Pour que la transition débute le plus vite possible, la part des énergies et carburants zéro émission devra représenter 5 % du total utilisé par le transport maritime international en 2030, « s’efforçant d’atteindre 10 % ».
« L’adoption de la stratégie 2023 de l’OMI sur les gaz à effet de serre est un aboutissement monumental et ouvre un nouveau chapitre vers la décarbonation du secteur maritime. En même temps, ce n’est pas l’objectif final, c’est à bien des égards un point de départ pour le travail qui doit s’intensifier encore plus au cours des années et des décennies à venir. Toutefois, avec la stratégie révisée que vous avez approuvée, nous disposons d’une orientation claire, d’une vision commune et d’objectifs ambitieux pour nous guider dans la réalisation de ce que le monde attend de nous », a déclaré, à l’issue du MEPC, le secrétaire général sortant Kitack Lim qui espérait bien laisser un héritage de progrès avant de céder sa place en décembre.
Rien n’a en revanche vraiment été décidé concernant les mesures (techniques et économiques) pour permettre d’atteindre les objectifs de réduction, à savoir une norme sur les combustibles marins réglementant leur intensité carbone et un mécanisme de tarification des émissions carbone, quelle que soit sa forme. Ces points n’ont été évoqués que partiellement.
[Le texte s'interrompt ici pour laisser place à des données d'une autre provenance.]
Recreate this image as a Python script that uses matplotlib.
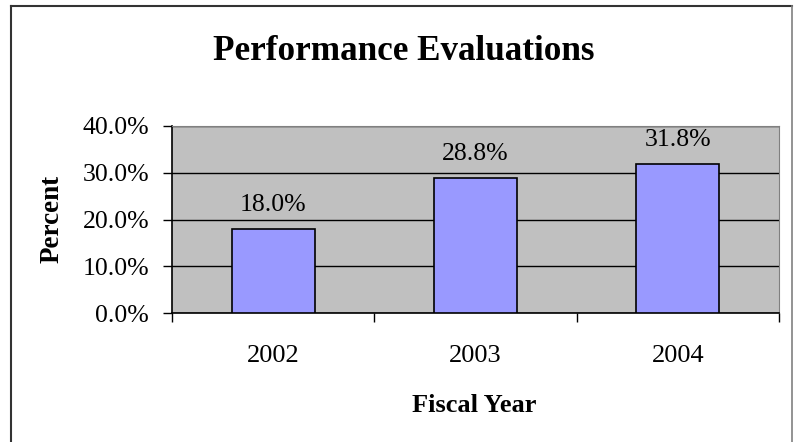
import matplotlib.pyplot as plt
import numpy as np
from matplotlib.lines import Line2D

years = ["2002", "2003", "2004"]
percents = [18.0, 28.8, 31.8]
yticks = [0, 10, 20, 30, 40]

plt.rcParams['font.family'] = ['Liberation Serif', 'DejaVu Serif']

fig = plt.figure(figsize=(7.94, 4.42), dpi=100)
ax = fig.add_axes([172 / 794, 1 - 313 / 442, (779 - 172) / 794, (313 - 126) / 442])
ax.set_facecolor('#C0C0C0')

x = np.arange(len(years))
ax.bar(x, percents, width=0.41, color='#9999FF', edgecolor='black', linewidth=1.2, zorder=3)
for xi, v in zip(x, percents):
    ax.annotate(f"{v:.1f}%", (xi, v), xytext=(0, 13), textcoords='offset points',
                ha='center', va='baseline', fontsize=18.5)

ax.set_xlim(-0.5, len(years) - 0.5)
ax.set_ylim(0, 40)
ax.set_yticks(yticks)
ax.set_yticklabels([f"{t:.1f}%" for t in yticks], fontsize=18.5)
ax.yaxis.grid(True, color='black', linewidth=1)
ax.set_axisbelow(True)

ax.set_xticks(np.arange(len(years) + 1) - 0.5)
ax.set_xticklabels([])
ax.set_xticks(x, minor=True)
ax.set_xticklabels(years, minor=True, fontsize=19)
ax.tick_params(axis='x', which='minor', length=0, pad=23)
ax.tick_params(axis='both', which='major', direction='out', length=6.5, width=1, color='black')
ax.tick_params(axis='y', pad=10)

for side in ['top', 'right']:
    ax.spines[side].set_color('#808080')
for side in ['left', 'bottom']:
    ax.spines[side].set_color('black')
    ax.spines[side].set_linewidth(1.2)

fig.text(404 / 794, 1 - 59.5 / 442, "Performance Evaluations", ha='center', va='baseline',
         fontsize=25.3, fontweight='bold')
fig.text(474 / 794, 1 - 412.5 / 442, "Fiscal Year", ha='center', va='baseline',
         fontsize=19, fontweight='bold')
fig.text(52 / 794, 1 - 219 / 442, "Percent", ha='center', va='center',
         fontsize=19.5, fontweight='bold', rotation=90)

# outer chart border
fig.add_artist(Line2D([11 / 794, 11 / 794], [0, 1 - 6 / 442], color='#333333', lw=1.5))
fig.add_artist(Line2D([11 / 794, 792 / 794], [1 - 6 / 442, 1 - 6 / 442], color='#333333', lw=1.5))
fig.add_artist(Line2D([792 / 794, 792 / 794], [0, 1 - 6 / 442], color='#808080', lw=1.2))

plt.savefig("out.png", dpi=100)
Quand l’OMI décide ne rien décider, elle a pour habitude de renvoyer la question à la création d’un groupe de travail, lequel lancera une étude d’impact basé sur des scénarios.
La France a vu du succès à toutes les lignes. « Le MEPC s’est accordé pour sélectionner une mesure technique, à savoir une norme décroissante d’émission de gaz à effet de serre des carburants marins, et une mesure économique de tarification du carbone émis par les navires, que la France avait porté dans le cadre du Sommet pour un Nouveau pacte financier mondial et que le gouvernement souhaite voir être adoptée à l’horizon de la troisième Conférence des Nations unies pour les Océans, que la France accueillera en 2025 », a indiqué Matignon dans un communiqué, diffusé très rapidement après la clôture du MEPC le 7 juillet.
Les délégués français se satisfont également du calendrier convenu pour adopter les mesures permettant d’atteindre les objectifs, dont la date (2025) paraît bien tard pour se conformer aux premières injonctions de 2030.
L’ensemble de ces questions animera pas moins de cinq MEPC jusqu’à un comité extraordinaire prévu à l’automne 2025 qui doit valider le panier de mesures et la stratégie de décarbonation.
Il y avait un enjeu pour l’OMI: éviter une fragmentation et conserver son mandat de réglementation du transport maritime mondial alors que l’UE a déjà validé l’intégration du transport maritime dans son système d’échange de quotas d’émission et conclu un accord provisoire visant à fixer un objectif pour les carburants marins renouvelables à partir de 2034.